With pieces of a target's life in their possession, Renner said scammers can easily create a request that most would believe is real. It's this researched approach that has led to thousands of business email and email account compromises across the U.S. costing billions of dollars.
In Georgia alone, 446 business email compromises were reported in 2018, costing roughly $98 million. The FBI managed to recover about $60 million, leaving the rest still in the hands of the criminals that stole it.
One of the companies who managed to recover their losses with the help of the FBI was Regal Lager, a Cobb County-based wholesaler. The people over the company are now joining the FBI in warning of how serious - and devastating - online scams can be.
"I don't want anyone else to have to deal with this," the company's vice president and co-owner, Luanne Whiting-Lager, said. "And it's happening - as you heard from the numbers - it's happening way too often, and all of us think that we're smart. We thought we were smart and we weren't. We got caught."
This particular scam involved an email from what appeared to be one of the business's vendors, and the emailer included an invoice for $216,000, which the business did, in fact, owe to the real vendor. The email included the wire information the business should use to send the money. When the business wired the money according to the instructions, the thieves received the money, not the legitimate vendor.
"They followed suit and did as they thought they were supposed to and wired the funds to another country altogether," Renner said.

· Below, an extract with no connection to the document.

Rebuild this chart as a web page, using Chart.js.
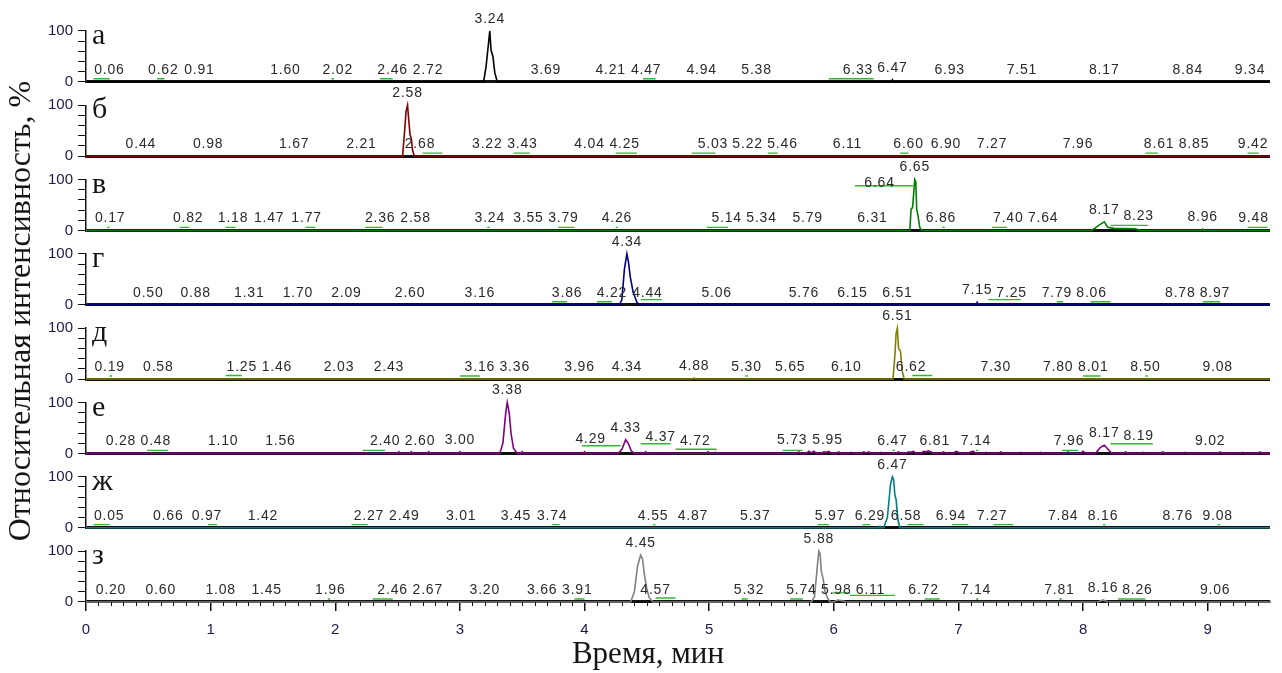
<!DOCTYPE html>
<html lang="ru">
<head>
<meta charset="utf-8" />
<title>Хроматограммы</title>
<script src="https://cdn.jsdelivr.net/npm/chart.js"></script>
<style>
  html, body { margin: 0; padding: 0; background: #fff; }
</style>
</head>
<body>
<canvas id="chrom" width="1282" height="673"></canvas>
<script>
// panel letters, top to bottom
const panelNames = ["а", "б", "в", "г", "д", "е", "ж", "з"];

// traces: [time, relative intensity %]
const traceA = [[0,0],[3.19,0],[3.21,30],[3.225,65],[3.24,100],[3.25,62],[3.265,50],[3.28,18],[3.30,0],
  [6.46,0],[6.47,4],[6.48,0],[9.5,0]];
const traceB = [[0,0],[2.54,0],[2.555,45],[2.568,88],[2.58,100],[2.59,70],[2.60,42],[2.61,35],[2.62,12],[2.635,0],[9.5,0]];
const traceC = [[0,0],[6.61,0],[6.62,42],[6.632,45],[6.65,100],[6.658,96],[6.665,42],[6.675,30],[6.69,6],[6.705,0],
  [8.07,0],[8.12,9],[8.17,17],[8.20,6],[8.25,4],[8.42,3],[8.46,0],[8.95,0],[8.96,3],[8.97,0],[9.5,0]];
const traceD = [[0,0],[4.28,0],[4.30,10],[4.32,70],[4.34,100],[4.352,85],[4.367,55],[4.39,25],[4.42,5],[4.44,0],
  [7.14,0],[7.15,5],[7.16,0],[9.5,0]];
const traceE = [[0,0],[4.87,0],[4.88,2],[4.89,0],[6.475,0],[6.49,45],[6.50,90],[6.51,100],[6.52,60],[6.535,55],[6.55,15],[6.565,0],[9.5,0]];
const traceF = [[0,0],[2.50,0],[2.51,3],[2.52,0],[2.60,0],[2.61,3],[2.62,0],[2.74,0],[2.75,3],[2.76,0],[2.99,0],[3.00,3],[3.01,0],
  [3.32,0],[3.345,20],[3.368,80],[3.38,100],[3.388,90],[3.397,76],[3.41,40],[3.43,10],[3.46,0],
  [3.49,0],[3.50,3],[3.51,0],[3.99,0],[4.00,3],[4.01,0],
  [4.27,0],[4.30,8],[4.33,27],[4.35,20],[4.375,5],[4.40,0],
  [4.48,0],[4.49,3],[4.50,0],[4.98,0],[4.99,3],[5.00,0],[5.04,0],[5.05,2],[5.06,0],
  [5.70,0],[5.72,3],[5.74,0],[5.78,0],[5.80,4],[5.82,1],[5.84,4],[5.86,0],[5.90,0],[5.92,3],[5.94,2],[5.96,4],[5.98,0],
  [6.02,0],[6.04,3],[6.06,0],[6.12,0],[6.14,2],[6.16,0],[6.22,0],[6.24,3],[6.26,1],[6.28,3],[6.30,0],[6.36,0],[6.38,2],[6.40,0],
  [6.50,0],[6.52,3],[6.54,0],[6.58,0],[6.60,3],[6.62,2],[6.64,4],[6.66,0],[6.70,0],[6.72,4],[6.74,3],[6.76,5],[6.78,3],[6.80,0],
  [6.86,0],[6.88,3],[6.90,0],[6.96,0],[6.98,4],[7.00,2],[7.02,0],[7.08,0],[7.10,3],[7.12,4],[7.14,0],[7.20,0],[7.22,2],[7.24,0],
  [7.32,0],[7.34,3],[7.36,0],[7.48,0],[7.50,2],[7.52,0],[7.64,0],[7.66,2],[7.68,0],[7.86,0],[7.88,3],[7.90,0],[7.98,0],[8.00,4],[8.02,0],
  [8.10,0],[8.14,12],[8.17,16],[8.20,8],[8.23,0],[8.32,0],[8.34,3],[8.36,0],[8.46,0],[8.48,2],[8.50,0],[8.62,0],[8.64,3],[8.66,0],
  [8.80,0],[8.82,2],[8.84,0],[9.08,0],[9.10,3],[9.12,0],[9.26,0],[9.28,2],[9.30,0],[9.40,0],[9.42,3],[9.44,0],[9.5,0]];
const traceG = [[0,0],[6.36,0],[6.37,3],[6.38,0],[6.40,0],[6.43,20],[6.455,85],[6.47,100],[6.48,95],[6.49,65],[6.50,55],[6.515,15],[6.53,0],[9.5,0]];
const traceH = [[0,0],[4.37,0],[4.40,20],[4.425,70],[4.45,92],[4.465,85],[4.48,55],[4.50,25],[4.52,8],[4.55,0],
  [5.82,0],[5.845,10],[5.868,70],[5.88,100],[5.89,95],[5.90,60],[5.915,45],[5.93,20],[5.95,8],[5.97,0],
  [6.00,0],[6.03,4],[6.06,3],[6.10,0],[8.12,0],[8.16,4],[8.20,0],[9.5,0]];

// labelled retention times, min
const rtA = [0.06,0.62,0.91,1.60,2.02,2.46,2.72,3.24,3.69,4.21,4.47,4.94,5.38,6.33,6.47,6.93,7.51,8.17,8.84,9.34];
const rtB = [0.44,0.98,1.67,2.21,2.58,2.68,3.22,3.43,4.04,4.25,5.03,5.22,5.46,6.11,6.60,6.90,7.27,7.96,8.61,8.85,9.42];
const rtC = [0.17,0.82,1.18,1.47,1.77,2.36,2.58,3.24,3.55,3.79,4.26,5.14,5.34,5.79,6.31,6.64,6.65,6.86,7.40,7.64,8.17,8.23,8.96,9.48];
const rtD = [0.50,0.88,1.31,1.70,2.09,2.60,3.16,3.86,4.22,4.34,4.44,5.06,5.76,6.15,6.51,7.15,7.25,7.79,8.06,8.78,8.97];
const rtE = [0.19,0.58,1.25,1.46,2.03,2.43,3.16,3.36,3.96,4.34,4.88,5.30,5.65,6.10,6.51,6.62,7.30,7.80,8.01,8.50,9.08];
const rtF = [0.28,0.48,1.10,1.56,2.40,2.60,3.00,3.38,4.29,4.33,4.37,4.72,5.73,5.95,6.47,6.81,7.14,7.96,8.17,8.19,9.02];
const rtG = [0.05,0.66,0.97,1.42,2.27,2.49,3.01,3.45,3.74,4.55,4.87,5.37,5.97,6.29,6.47,6.58,6.94,7.27,7.84,8.16,8.76,9.08];
const rtH = [0.20,0.60,1.08,1.45,1.96,2.46,2.67,3.20,3.66,3.91,4.45,4.57,5.32,5.74,5.88,5.98,6.11,6.72,7.14,7.81,8.16,8.26,9.06];

// integration baselines: [from, to, level %]
const baseA = [[0.06,0.19,6],[0.57,0.63,6],[1.97,1.99,6],[2.36,2.46,6],[4.47,4.57,6],[5.96,6.32,6]];
const baseB = [[2.70,2.86,6],[3.43,3.56,6],[4.25,4.42,6],[4.86,5.05,6],[5.47,5.55,6],[6.53,6.60,6],[8.50,8.60,6],[9.32,9.41,6]];
const baseC = [[0.17,0.19,6],[0.75,0.83,6],[1.12,1.20,6],[1.76,1.84,6],[2.24,2.38,6],[3.22,3.24,6],[3.79,3.92,6],[4.25,4.27,6],
  [4.98,5.15,6],[6.17,6.64,88],[6.87,6.89,6],[7.27,7.39,6],[8.22,8.52,10],[9.32,9.48,6]];
const baseD = [[3.74,3.86,6],[4.10,4.22,6],[4.45,4.62,10],[7.24,7.50,10],[7.79,7.84,6],[8.06,8.22,6],[8.96,9.10,6]];
const baseE = [[0.19,0.21,6],[1.12,1.25,7],[3.00,3.16,6],[5.29,5.31,6],[6.63,6.79,7],[8.00,8.14,6],[8.50,8.52,6]];
const baseF = [[0.49,0.66,6],[2.22,2.40,6],[3.98,4.29,15],[4.45,4.69,19],[4.73,5.06,8],[5.59,5.75,6],[6.47,6.49,6],
  [7.14,7.16,6],[7.83,7.96,6],[8.22,8.56,19]];
const baseG = [[0.06,0.19,6],[0.98,1.05,6],[2.13,2.26,6],[3.74,3.80,6],[4.55,4.57,6],[5.87,5.96,6],[6.23,6.29,6],
  [6.59,6.72,6],[6.95,7.08,6],[7.28,7.44,6],[8.16,8.18,6],[9.08,9.10,6]];
const baseH = [[1.94,1.96,6],[2.30,2.46,6],[3.92,4.00,6],[4.57,4.73,8],[5.26,5.31,6],[5.65,5.75,6],[5.99,6.13,18],
  [6.13,6.49,13],[6.73,6.85,6],[7.14,7.16,6],[7.81,7.83,6],[8.28,8.50,6]];

const timeTicks = [0, 1, 2, 3, 4, 5, 6, 7, 8, 9];
const intensityTicks = [0, 100];

const traces = [traceA, traceB, traceC, traceD, traceE, traceF, traceG, traceH];
const retention = [rtA, rtB, rtC, rtD, rtE, rtF, rtG, rtH];
const baselines = [baseA, baseB, baseC, baseD, baseE, baseF, baseG, baseH];
const lineColors = ["#000000", "#800000", "#008000", "#000080", "#808000", "#800080", "#008080", "#808080"];
const baseColor = "#33b533";

const tickColor = "#1b1b48";
const sans = "Liberation Sans";
const serif = "Liberation Serif";

// trace value at time t (linear between points)
function heightAt(trace, t) {
  for (let i = 1; i < trace.length; i++) {
    const [x0, y0] = trace[i - 1], [x1, y1] = trace[i];
    if (t >= x0 && t <= x1) return x1 === x0 ? Math.max(y0, y1) : y0 + (y1 - y0) * (t - x0) / (x1 - x0);
  }
  return 0;
}

const scales = {
  x: {
    type: "linear", position: "bottom", min: 0, max: 9.5,
    afterBuildTicks: s => { s.ticks = timeTicks.map(v => ({ value: v })); },
    ticks: { color: tickColor, font: { family: sans, size: 15 }, padding: 10, maxRotation: 0, autoSkip: false },
    grid: { drawOnChartArea: false, color: "#111", tickLength: 9, lineWidth: 1.5 },
    border: { color: "#111", width: 2 },
    afterFit: s => { s.height = 71; }
  }
};

panelNames.forEach((nm, k) => {
  // empty band above each panel
  scales["gap" + k] = { type: "linear", display: false, position: "left", stack: "panels",
    stackWeight: k === 0 ? 17 : 23.5, weight: 40 - 2 * k };
  scales["y" + k] = {
    type: "linear", position: "left", stack: "panels", stackWeight: 51, weight: 39 - 2 * k,
    min: 0, max: 100,
    ticks: {
      stepSize: 20, autoSkip: false, padding: 5, color: tickColor, font: { family: sans, size: 15 },
      callback: v => intensityTicks.includes(v) ? String(v) : ""
    },
    grid: {
      drawOnChartArea: true,
      color: c => (c.tick && c.tick.value === 0) ? "#111" : "rgba(0,0,0,0)",
      lineWidth: c => (c.tick && c.tick.value === 0) ? 3 : 1,
      tickColor: "#111", tickLength: 8, tickWidth: 1
    },
    border: { color: "#111", width: 1.5 },
    afterFit: s => { s.width = 50; }
  };
});

const decorations = {
  id: "decorations",
  afterDatasetsDraw(chart) {
    const { ctx, chartArea: area, scales: sc } = chart;
    const xs = sc.x;
    ctx.save();

    // minor ticks every 0.1 min
    ctx.strokeStyle = "#111";
    ctx.lineWidth = 1;
    for (let i = 1; i < 95; i++) {
      if (i % 10 === 0) continue;
      const px = Math.round(xs.getPixelForValue(i / 10)) + 0.5;
      ctx.beginPath();
      ctx.moveTo(px, area.bottom);
      ctx.lineTo(px, area.bottom + 4);
      ctx.stroke();
    }

    // retention time labels, nudged sideways when they collide
    ctx.font = "14px '" + sans + "'";
    ctx.letterSpacing = "0.8px";
    ctx.fillStyle = "#2a2a2a";
    ctx.textAlign = "center";
    ctx.textBaseline = "middle";
    const items = [];
    retention.forEach((list, k) => {
      const ys = sc["y" + k];
      list.forEach(t => {
        const h = heightAt(traces[k], t);
        items.push({ text: t.toFixed(2), x: xs.getPixelForValue(t), y: ys.getPixelForValue(h) - 12, h });
      });
    });
    items.sort((a, b) => (b.h - a.h) || (a.x - b.x));
    const placed = [];
    for (const it of items) {
      const w = ctx.measureText(it.text).width;
      let box = null;
      for (let s = 0; s <= 90 && !box; s++) {
        for (const dx of (s ? [-s, s] : [0])) {
          const cx = it.x + dx;
          const b = { l: cx - w / 2 - 2, r: cx + w / 2 + 2, t: it.y - 9, b: it.y + 9 };
          if (b.l < area.left + 6 || b.r > area.right + 1) continue;
          if (placed.some(o => o.l < b.r && b.l < o.r && o.t < b.b && b.t < o.b)) continue;
          box = b;
          break;
        }
      }
      if (!box) box = { l: it.x - w / 2, r: it.x + w / 2, t: it.y - 9, b: it.y + 9 };
      placed.push(box);
      ctx.fillText(it.text, (box.l + box.r) / 2, it.y);
    }
    ctx.restore();
  },
  afterDraw(chart) {
    const { ctx, scales: sc } = chart;
    ctx.save();
    ctx.fillStyle = "#151515";
    ctx.font = "30px '" + serif + "'";
    ctx.textAlign = "left";
    ctx.textBaseline = "alphabetic";
    panelNames.forEach((nm, k) => {
      const ys = sc["y" + k];
      ctx.fillText(nm, ys.right + 6, ys.top + 13);
    });
    ctx.font = "31px '" + serif + "'";
    ctx.textAlign = "center";
    ctx.textBaseline = "middle";
    ctx.fillText("Время, мин", 648, 655);
    ctx.font = "32px '" + serif + "'";
    ctx.translate(22, 311);
    ctx.rotate(-Math.PI / 2);
    ctx.fillText("Относительная интенсивность, %", 0, 0);
    ctx.restore();
  }
};

// green integration marks first so they sit on top of the traces
const baseSets = baselines.map((list, k) => {
  const pts = [];
  list.forEach(([a, b, h]) => { pts.push({ x: a, y: h }, { x: b, y: h }, { x: b, y: null }); });
  return { data: pts, xAxisID: "x", yAxisID: "y" + k, borderColor: baseColor, borderWidth: 1.4,
    pointRadius: 0, spanGaps: false, clip: false };
});
const traceSets = traces.map((tr, k) => ({
  data: tr.map(p => ({ x: p[0], y: p[1] })),
  xAxisID: "x",
  yAxisID: "y" + k,
  borderColor: lineColors[k],
  borderWidth: 1.6,
  pointRadius: 0,
  tension: 0,
  clip: false
}));

new Chart(document.getElementById("chrom"), {
  type: "line",
  data: { datasets: baseSets.concat(traceSets) },
  options: {
    responsive: false,
    devicePixelRatio: 1,
    animation: false,
    layout: { padding: { left: 36, right: 12, top: 9, bottom: 0 } },
    plugins: { legend: { display: false }, tooltip: { enabled: false } },
    scales
  },
  plugins: [decorations]
});
</script>
</body>
</html>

It was a trick. The money never reached it's intended target. Instead, the company had just paid a criminal who did everything they could to sound legitimate. This happened on a Friday. It wasn't until Monday that Whiting-Lager said she and her coworkers realized something was wrong.
"That email that was sent to our director of finance was not from my husband," she said. "It was from somebody else trying to be my husband."
Whiting-Lager said they immediately called their bank and then the FBI. They'd just lost $216,000. Had it not been for the findings of the FBI, they would have had a serious problem.
"It would have been very serious. We're a small business ... this was a full container of highchairs that was coming from Europe for us," she said. "We would have lost a great deal of sales."
She said the hit to revenue would have been even greater.
"I've never been victimized before," she said. "We all felt taken, we all felt dirty somehow. Or, 'what have we done wrong?' It was not a good feeling at all."
Even with the FBI's help, it took roughly three weeks for them to get back the roughly quarter-million dollars.
Since then, Whiting-Lager said they implemented new safeguards to prevent the situation from repeating itself. But, they believe the scammers gained access to their email servers to find out what they owed to who.
That's why Agent Renner said employees should be aware and suspicious of anyone who is trying to rush a financial transaction online - even if they otherwise seem legitimate. He also said employees should do research before making that transfer or providing information.
"Pick up the phone," he said. "We want you to call your creditor to verify that the email's from them."
And for those who find they've been scammed, Renner said they should contact the FBI's Internet Crime Complaint Center - with one of the fastest methods being through IC3.org.